Was kann man abschließend sagen?
- + Alles an einem Ort und zu einer Zeit, das spart Geld.
- + Speziell mit dem 9€-Ticket :-)
- - Obwohl man DB Hamburg-Hannover zur Zeit nur noch aufm Dach fahren kann.
- + Schon von der Atmosphäre ist so ein Riesenkongress was Besonderes.
- + ÖPNV-mäßig ist der Ort ideal: Bahnhof, Hotel, Jugendherberge auf 100m
- - Trotzdem, schon zur Abwechslung, könnte man mal andenken, ob man auch
in einer anderen Stadt veranstalten könnte. (Klar - Orga-Problem.)
- - Für Vielspieler ist die Konstellation natürlich ungünstig. Dies wurde z.B.

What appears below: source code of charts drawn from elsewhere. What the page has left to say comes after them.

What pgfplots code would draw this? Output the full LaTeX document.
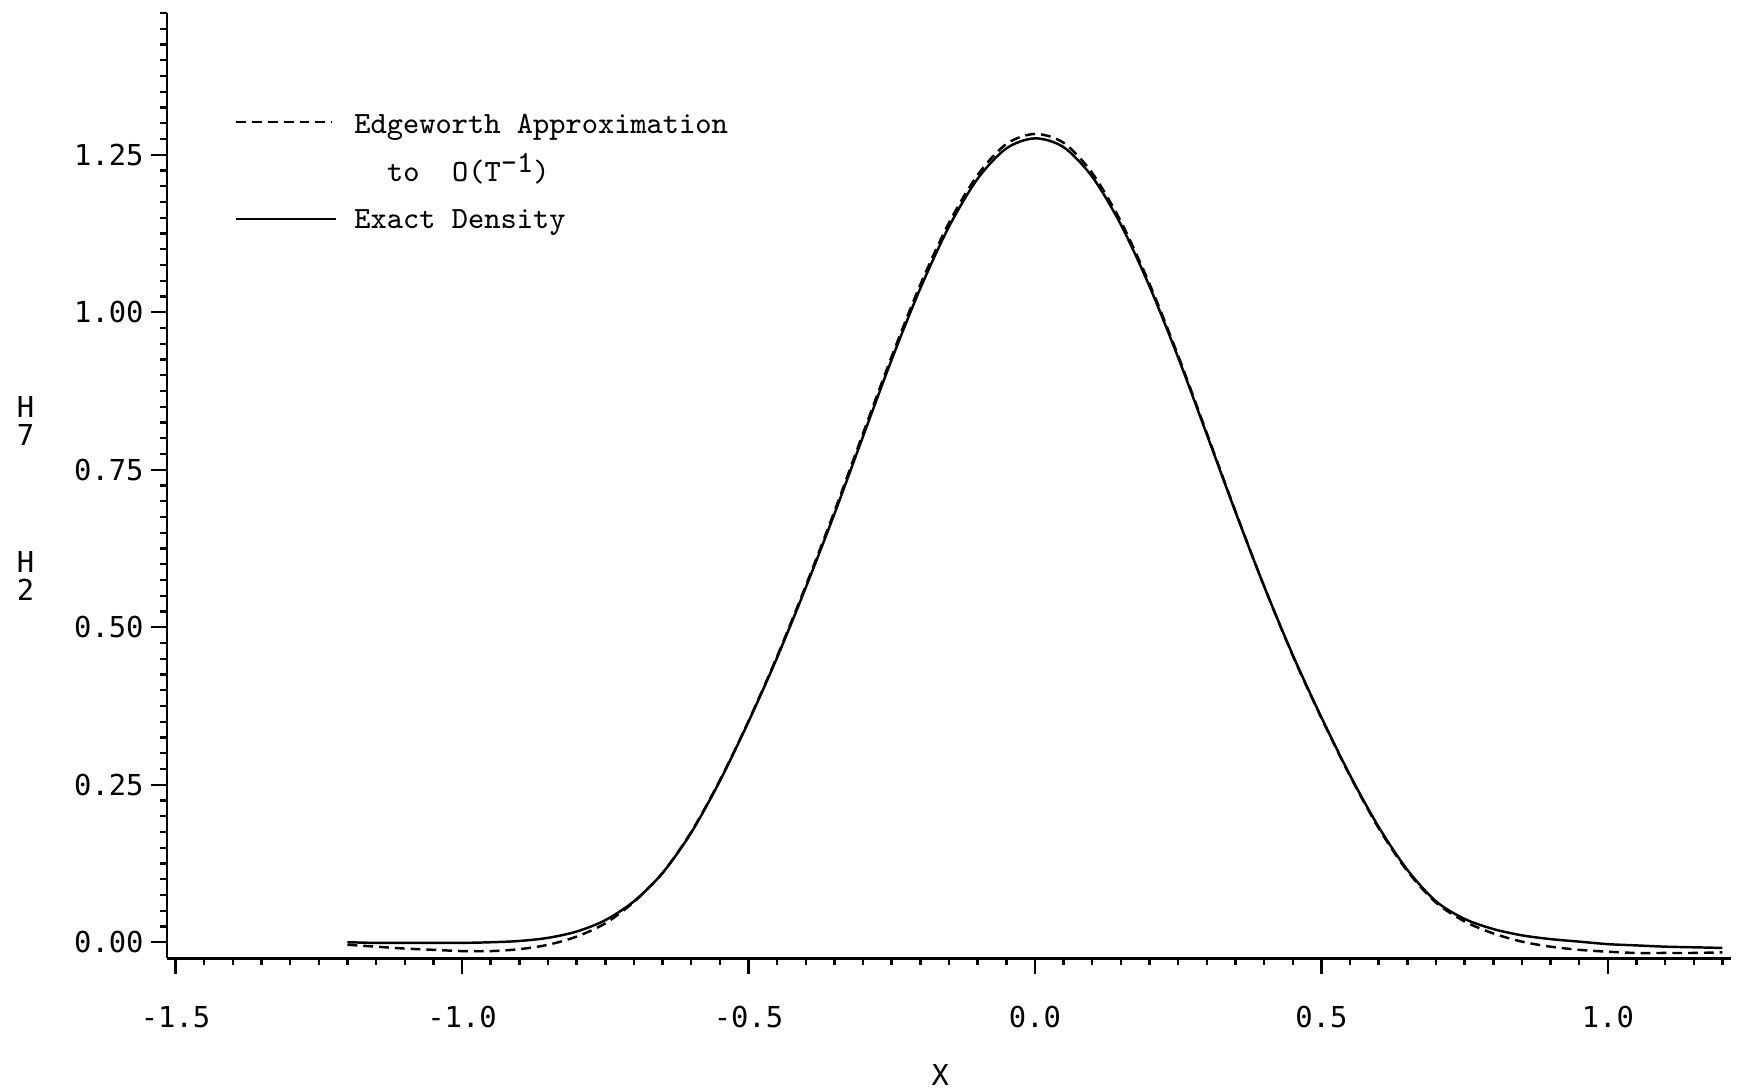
\documentclass[border=0pt]{standalone}
\usepackage{fontspec}
\usepackage{pgfplots}
\usepackage{pgfplotstable}
\pgfplotsset{compat=1.18}

% plotter-style lettering for the axes; the key is set in the typewriter face
\newfontfamily\plotfont{DejaVu Sans Mono}

% exact density of the estimator
\pgfplotstableread{
x      y
-1.20  0.000
-1.15 -0.001
-1.10 -0.001
-1.05 -0.001
-1.00 -0.001
-0.95  0.000
-0.90  0.002
-0.85  0.007
-0.80  0.017
-0.75  0.035
-0.70  0.065
-0.65  0.110
-0.60  0.174
-0.55  0.256
-0.50  0.350
-0.45  0.452
-0.40  0.563
-0.35  0.680
-0.30  0.803
-0.25  0.925
-0.20  1.038
-0.15  1.136
-0.10  1.212
-0.05  1.260
 0.00  1.276
 0.05  1.262
 0.10  1.215
 0.15  1.139
 0.20  1.041
 0.25  0.928
 0.30  0.806
 0.35  0.683
 0.40  0.565
 0.45  0.456
 0.50  0.357
 0.55  0.265
 0.60  0.183
 0.65  0.115
 0.70  0.065
 0.75  0.037
 0.80  0.021
 0.85  0.011
 0.90  0.005
 0.95  0.001
 1.00 -0.003
 1.05 -0.005
 1.10 -0.007
 1.15 -0.008
 1.20 -0.009
}\exactdensity

% Edgeworth approximation to O(T^-1)
\pgfplotstableread{
x      y
-1.20 -0.004
-1.15 -0.007
-1.10 -0.010
-1.05 -0.012
-1.00 -0.014
-0.95 -0.014
-0.90 -0.011
-0.85 -0.004
-0.80  0.009
-0.75  0.030
-0.70  0.064
-0.65  0.110
-0.60  0.175
-0.55  0.257
-0.50  0.351
-0.45  0.454
-0.40  0.566
-0.35  0.684
-0.30  0.808
-0.25  0.930
-0.20  1.044
-0.15  1.142
-0.10  1.218
-0.05  1.267
 0.00  1.283
 0.05  1.269
 0.10  1.221
 0.15  1.144
 0.20  1.045
 0.25  0.931
 0.30  0.808
 0.35  0.684
 0.40  0.565
 0.45  0.455
 0.50  0.356
 0.55  0.264
 0.60  0.181
 0.65  0.113
 0.70  0.063
 0.75  0.033
 0.80  0.014
 0.85  0.001
 0.90 -0.007
 0.95 -0.012
 1.00 -0.015
 1.05 -0.017
 1.10 -0.017
 1.15 -0.017
 1.20 -0.016
}\edgeworth

\tikzset{edgedash/.style={dash pattern=on 2.8pt off 1.7pt}}

\begin{document}
\begin{tikzpicture}
\begin{axis}[
  name=ax,
  scale only axis,
  width=15.64cm, height=9.45cm,
  xmin=-1.515, xmax=1.215,
  ymin=-0.025, ymax=1.475,
  axis lines*=left,
  axis line style={line width=0.85pt},
  tick align=outside,
  xtick={-1.5,-1,-0.5,0,0.5,1},
  xticklabels={-1.5,-1.0,-0.5,0.0,0.5,1.0},
  ytick={0,0.25,0.5,0.75,1,1.25},
  yticklabels={0.00,0.25,0.50,0.75,1.00,1.25},
  minor xtick={-1.45,-1.40,...,1.21},
  minor ytick={0.025,0.05,...,1.48},
  major tick length=0.16cm,
  minor tick length=0.07cm,
  tick style={black, line width=0.7pt},
  ticklabel style={font=\plotfont\fontsize{8.2}{9}\selectfont},
  xticklabel style={yshift=-0.20cm},
  yticklabel style={xshift=0.05cm},
  clip=false,
]
\addplot[black, line width=0.7pt, edgedash, smooth] table[x=x, y=y] {\edgeworth};
\addplot[black, line width=0.7pt, smooth] table[x=x, y=y] {\exactdensity};

% key
\draw[black, line width=0.7pt, edgedash] (axis cs:-1.394,1.302) -- (axis cs:-1.228,1.302);
\node[anchor=base west, inner sep=0pt, font=\ttfamily\fontsize{8.8}{10}\selectfont]
  at (axis cs:-1.189,1.284) {Edgeworth Approximation};
\node[anchor=base west, inner sep=0pt, font=\ttfamily\fontsize{8.8}{10}\selectfont]
  at (axis cs:-1.132,1.208) {to\ \ O(T\raisebox{2.4pt}{-1})};
\draw[black, line width=0.7pt] (axis cs:-1.394,1.148) -- (axis cs:-1.220,1.148);
\node[anchor=base west, inner sep=0pt, font=\ttfamily\fontsize{8.8}{10}\selectfont]
  at (axis cs:-1.189,1.133) {Exact Density};

% axis titles
\node[align=center, inner sep=0pt, font=\plotfont\fontsize{8.2}{8}\selectfont]
  at (axis cs:-1.762,0.704) {H\\7\\[28pt]H\\2};
\node[inner sep=0pt, font=\plotfont\fontsize{8.2}{9}\selectfont]
  at (axis cs:-0.165,-0.211) {X};
\end{axis}
\pgfresetboundingbox
\path[use as bounding box] ([shift={(-1.67cm,-1.30cm)}]ax.south west)
  rectangle ([shift={(0.11cm,0.13cm)}]ax.north east);
\end{tikzpicture}
\end{document}
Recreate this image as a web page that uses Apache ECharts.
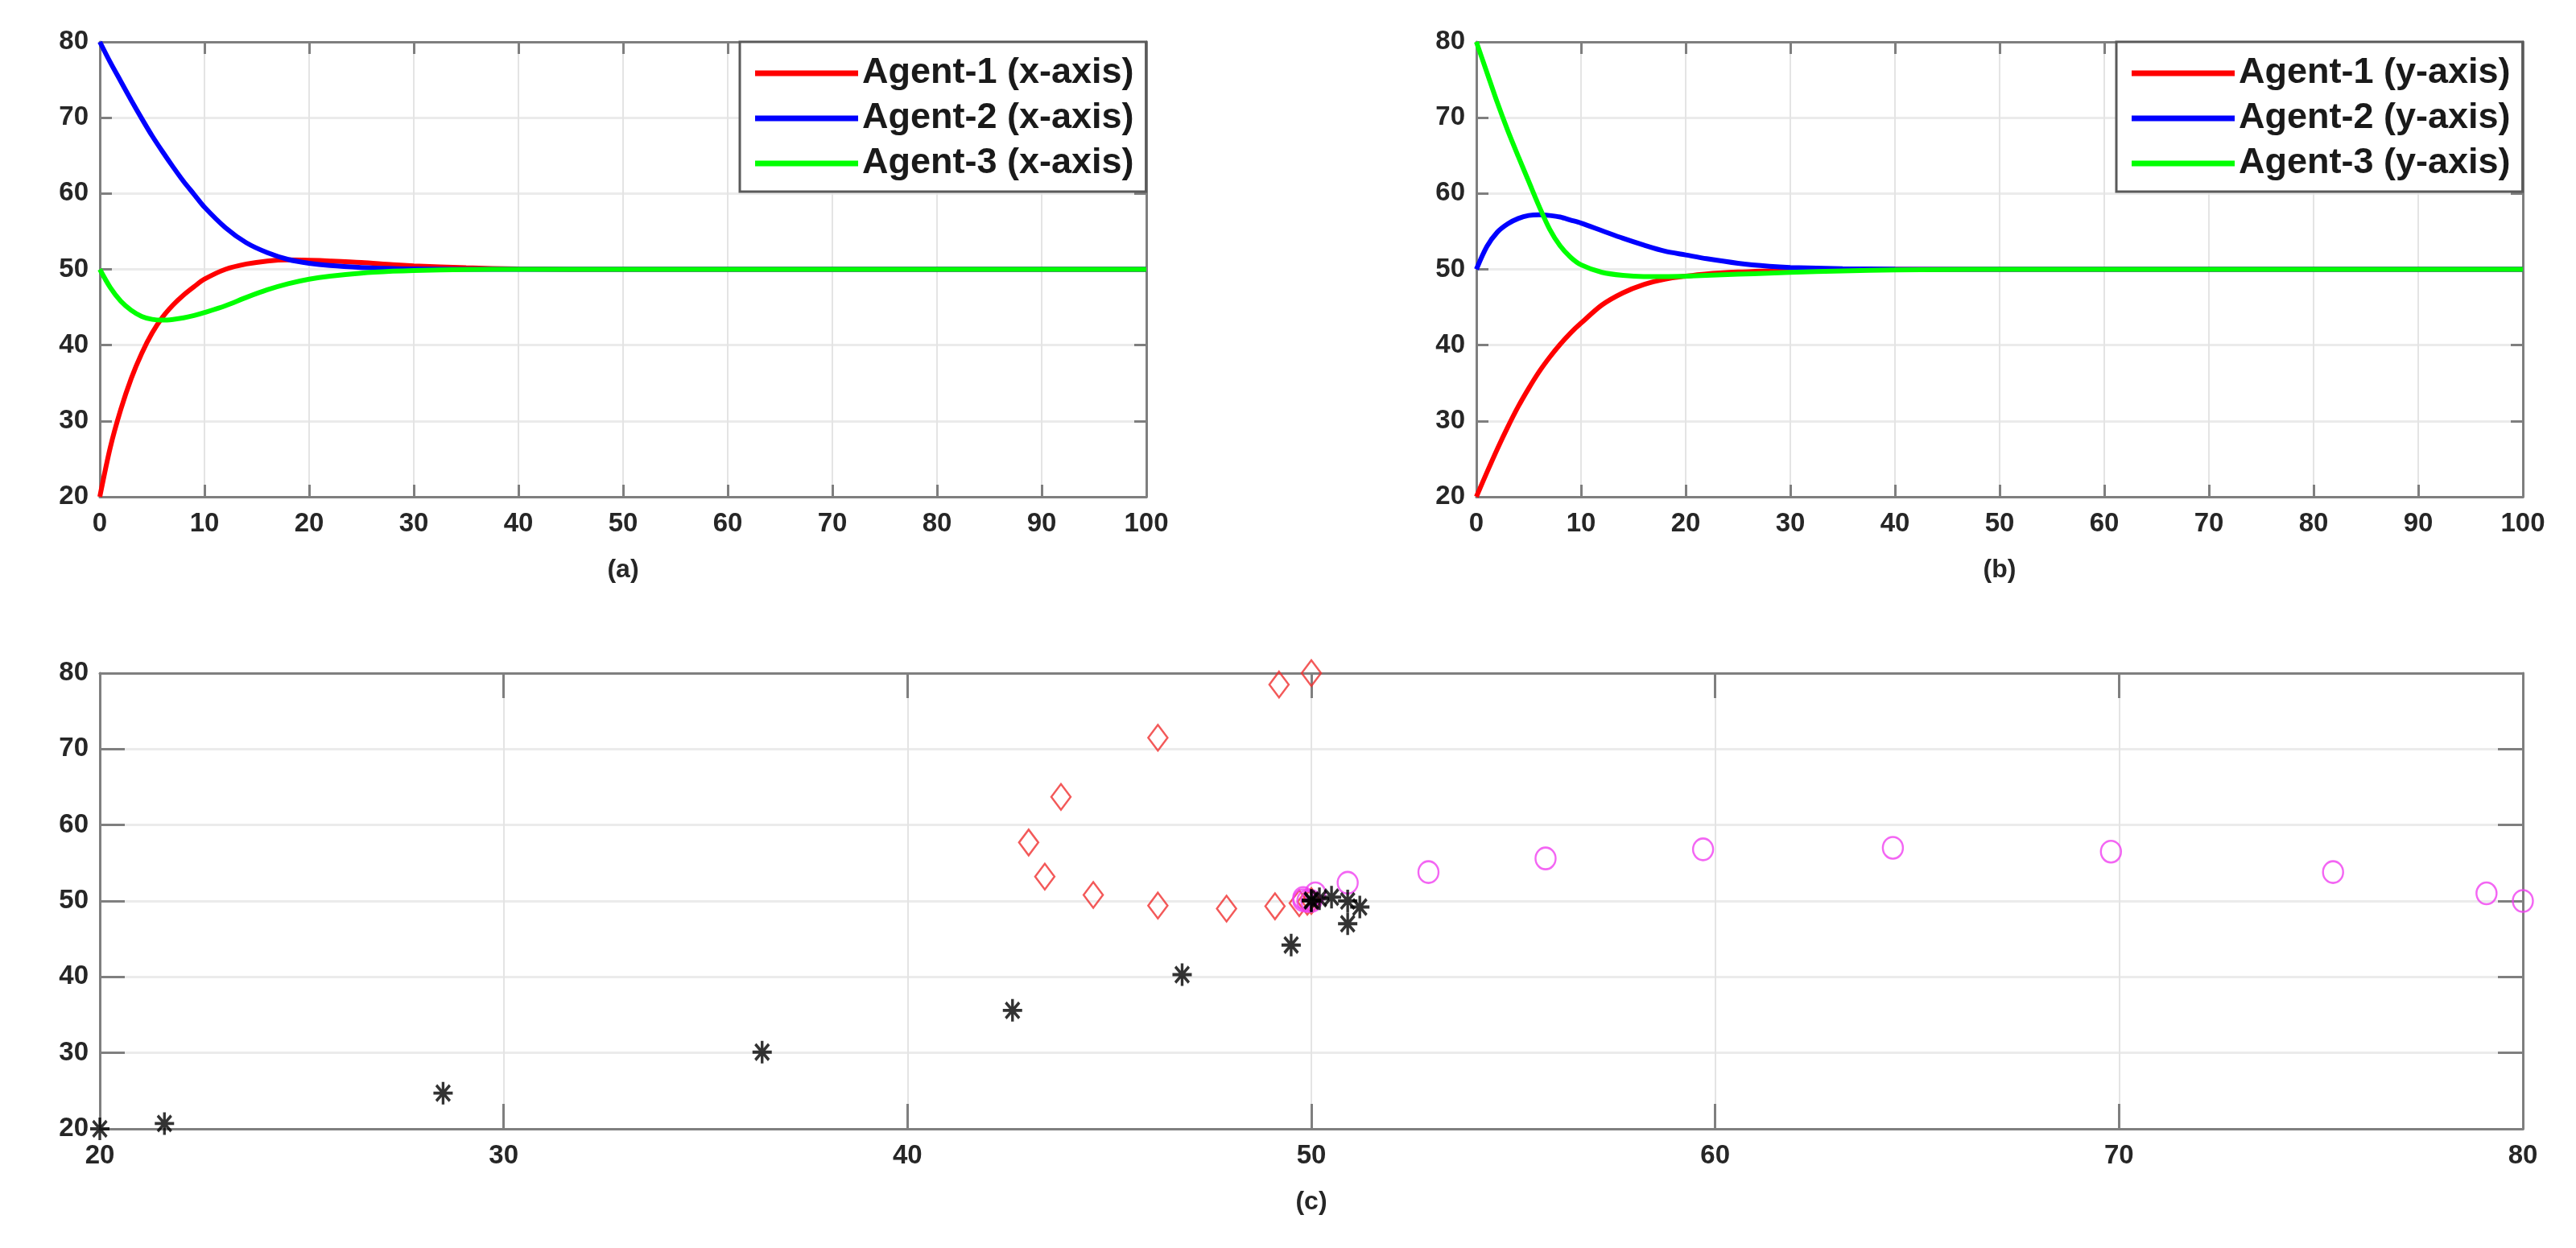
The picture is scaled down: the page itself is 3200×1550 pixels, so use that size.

auf der DBEM deutlich, wo GM Blübaum komplett konkurrenzlos war, da die besagte
Konkurrenz mit DEM/Masters beschäftigt war. Als notorischer Egoist ist mir das aber
egal, falls ich nicht den Schirilehrgang besuchen muss oder deswegen ein
superinteressantes BVK-Seminar versäume. (Daß ich gleichzeitig HEM und HH-Dähnepokal
gewinne, ist früher vorgekommen - mit der Betonung auf früher ;-)
- + Die Masters-Saal-Liveübertragung war gut.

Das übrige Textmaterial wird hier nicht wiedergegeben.